-------- Collected material --------

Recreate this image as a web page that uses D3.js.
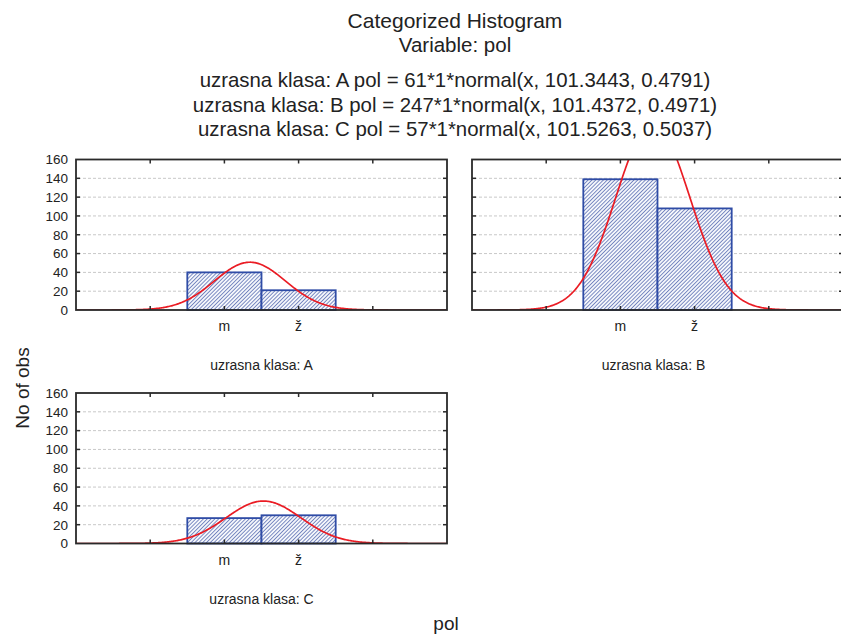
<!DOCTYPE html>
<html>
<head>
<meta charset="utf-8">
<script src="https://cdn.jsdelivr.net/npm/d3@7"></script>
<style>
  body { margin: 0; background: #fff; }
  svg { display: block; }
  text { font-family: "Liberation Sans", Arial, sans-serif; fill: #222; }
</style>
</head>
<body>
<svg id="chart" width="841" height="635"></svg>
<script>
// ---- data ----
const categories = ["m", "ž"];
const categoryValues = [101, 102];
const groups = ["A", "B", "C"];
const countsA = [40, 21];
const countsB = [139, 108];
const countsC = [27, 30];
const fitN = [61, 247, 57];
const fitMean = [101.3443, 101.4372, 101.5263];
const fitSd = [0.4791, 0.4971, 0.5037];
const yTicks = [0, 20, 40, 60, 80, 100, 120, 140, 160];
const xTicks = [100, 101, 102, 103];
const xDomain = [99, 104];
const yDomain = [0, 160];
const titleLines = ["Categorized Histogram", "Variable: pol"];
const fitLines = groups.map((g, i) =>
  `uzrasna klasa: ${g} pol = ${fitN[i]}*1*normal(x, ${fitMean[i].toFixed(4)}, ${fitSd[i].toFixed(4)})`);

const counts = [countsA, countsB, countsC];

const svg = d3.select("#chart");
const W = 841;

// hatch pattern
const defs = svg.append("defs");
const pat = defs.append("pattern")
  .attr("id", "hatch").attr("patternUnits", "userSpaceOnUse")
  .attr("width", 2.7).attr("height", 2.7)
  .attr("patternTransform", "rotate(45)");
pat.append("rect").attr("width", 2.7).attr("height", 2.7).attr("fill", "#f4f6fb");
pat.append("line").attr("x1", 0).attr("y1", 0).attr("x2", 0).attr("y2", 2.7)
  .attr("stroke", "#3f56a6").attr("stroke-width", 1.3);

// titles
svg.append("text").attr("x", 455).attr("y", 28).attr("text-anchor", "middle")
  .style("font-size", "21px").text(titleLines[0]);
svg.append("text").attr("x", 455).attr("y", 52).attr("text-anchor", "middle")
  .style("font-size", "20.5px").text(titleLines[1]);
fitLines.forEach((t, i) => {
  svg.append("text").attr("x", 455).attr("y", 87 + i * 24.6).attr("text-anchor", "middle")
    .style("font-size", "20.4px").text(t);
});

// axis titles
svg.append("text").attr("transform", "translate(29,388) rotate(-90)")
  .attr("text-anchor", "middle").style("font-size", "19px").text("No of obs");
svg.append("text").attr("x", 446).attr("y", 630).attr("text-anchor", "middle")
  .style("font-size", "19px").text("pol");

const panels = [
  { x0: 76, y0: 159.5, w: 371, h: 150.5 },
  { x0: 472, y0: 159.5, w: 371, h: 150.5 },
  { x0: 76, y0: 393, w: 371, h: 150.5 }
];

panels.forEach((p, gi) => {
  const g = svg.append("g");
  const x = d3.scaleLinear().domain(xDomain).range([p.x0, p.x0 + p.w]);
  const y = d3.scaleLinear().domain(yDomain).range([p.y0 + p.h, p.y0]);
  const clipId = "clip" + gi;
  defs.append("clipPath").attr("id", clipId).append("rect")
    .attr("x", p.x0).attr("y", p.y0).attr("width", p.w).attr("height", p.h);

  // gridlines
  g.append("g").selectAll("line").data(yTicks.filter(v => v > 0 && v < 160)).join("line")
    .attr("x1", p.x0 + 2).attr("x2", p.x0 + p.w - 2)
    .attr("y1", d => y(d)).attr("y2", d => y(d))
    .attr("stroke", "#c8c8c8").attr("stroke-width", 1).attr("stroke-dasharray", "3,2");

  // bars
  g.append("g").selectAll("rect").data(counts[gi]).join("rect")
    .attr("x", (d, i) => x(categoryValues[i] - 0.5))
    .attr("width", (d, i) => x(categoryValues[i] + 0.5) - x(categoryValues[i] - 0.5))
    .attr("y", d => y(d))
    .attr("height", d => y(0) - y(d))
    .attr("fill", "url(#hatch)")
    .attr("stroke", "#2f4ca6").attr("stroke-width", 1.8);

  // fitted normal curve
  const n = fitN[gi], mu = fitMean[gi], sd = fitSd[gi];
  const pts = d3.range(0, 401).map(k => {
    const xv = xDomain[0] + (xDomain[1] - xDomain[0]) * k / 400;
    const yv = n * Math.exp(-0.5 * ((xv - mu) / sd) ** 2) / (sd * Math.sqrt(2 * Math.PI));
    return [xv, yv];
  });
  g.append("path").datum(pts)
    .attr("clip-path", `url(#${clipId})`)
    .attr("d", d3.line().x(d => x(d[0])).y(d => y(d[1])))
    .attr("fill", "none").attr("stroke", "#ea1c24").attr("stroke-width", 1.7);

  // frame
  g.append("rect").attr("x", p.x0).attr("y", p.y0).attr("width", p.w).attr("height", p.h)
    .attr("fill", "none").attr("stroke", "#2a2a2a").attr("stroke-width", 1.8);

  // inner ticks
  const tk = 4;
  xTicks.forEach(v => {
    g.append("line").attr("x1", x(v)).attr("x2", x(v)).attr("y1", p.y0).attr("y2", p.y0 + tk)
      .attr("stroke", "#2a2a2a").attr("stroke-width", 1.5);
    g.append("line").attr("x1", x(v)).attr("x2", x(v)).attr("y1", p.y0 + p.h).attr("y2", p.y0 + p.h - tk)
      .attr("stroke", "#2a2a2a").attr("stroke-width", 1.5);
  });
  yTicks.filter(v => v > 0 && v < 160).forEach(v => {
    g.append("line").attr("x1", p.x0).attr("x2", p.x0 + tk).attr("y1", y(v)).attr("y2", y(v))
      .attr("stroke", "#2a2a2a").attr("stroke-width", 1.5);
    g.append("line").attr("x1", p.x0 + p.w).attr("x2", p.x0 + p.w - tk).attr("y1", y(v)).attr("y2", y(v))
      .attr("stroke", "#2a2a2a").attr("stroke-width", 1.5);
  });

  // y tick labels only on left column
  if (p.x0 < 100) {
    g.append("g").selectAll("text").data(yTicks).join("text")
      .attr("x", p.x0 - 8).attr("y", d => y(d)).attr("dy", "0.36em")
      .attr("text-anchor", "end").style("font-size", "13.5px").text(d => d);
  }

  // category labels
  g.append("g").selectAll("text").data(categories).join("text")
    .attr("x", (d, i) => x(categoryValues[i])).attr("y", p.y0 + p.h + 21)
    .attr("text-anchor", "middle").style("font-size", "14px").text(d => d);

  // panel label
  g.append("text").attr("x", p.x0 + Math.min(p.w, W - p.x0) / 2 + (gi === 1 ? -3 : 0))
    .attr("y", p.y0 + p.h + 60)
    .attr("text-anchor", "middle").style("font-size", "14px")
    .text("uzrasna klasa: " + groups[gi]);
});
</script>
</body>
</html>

--------

### Exercise goal
Extract the lines exactly, please: the first line of the listing, the line with "const W = 841;", and every line between them, but no pictures.

### Solution
Recreate this image as a web page that uses D3.js.
<!DOCTYPE html>
<html>
<head>
<meta charset="utf-8">
<script src="https://cdn.jsdelivr.net/npm/d3@7"></script>
<style>
  body { margin: 0; background: #fff; }
  svg { display: block; }
  text { font-family: "Liberation Sans", Arial, sans-serif; fill: #222; }
</style>
</head>
<body>
<svg id="chart" width="841" height="635"></svg>
<script>
// ---- data ----
const categories = ["m", "ž"];
const categoryValues = [101, 102];
const groups = ["A", "B", "C"];
const countsA = [40, 21];
const countsB = [139, 108];
const countsC = [27, 30];
const fitN = [61, 247, 57];
const fitMean = [101.3443, 101.4372, 101.5263];
const fitSd = [0.4791, 0.4971, 0.5037];
const yTicks = [0, 20, 40, 60, 80, 100, 120, 140, 160];
const xTicks = [100, 101, 102, 103];
const xDomain = [99, 104];
const yDomain = [0, 160];
const titleLines = ["Categorized Histogram", "Variable: pol"];
const fitLines = groups.map((g, i) =>
  `uzrasna klasa: ${g} pol = ${fitN[i]}*1*normal(x, ${fitMean[i].toFixed(4)}, ${fitSd[i].toFixed(4)})`);

const counts = [countsA, countsB, countsC];

const svg = d3.select("#chart");
const W = 841;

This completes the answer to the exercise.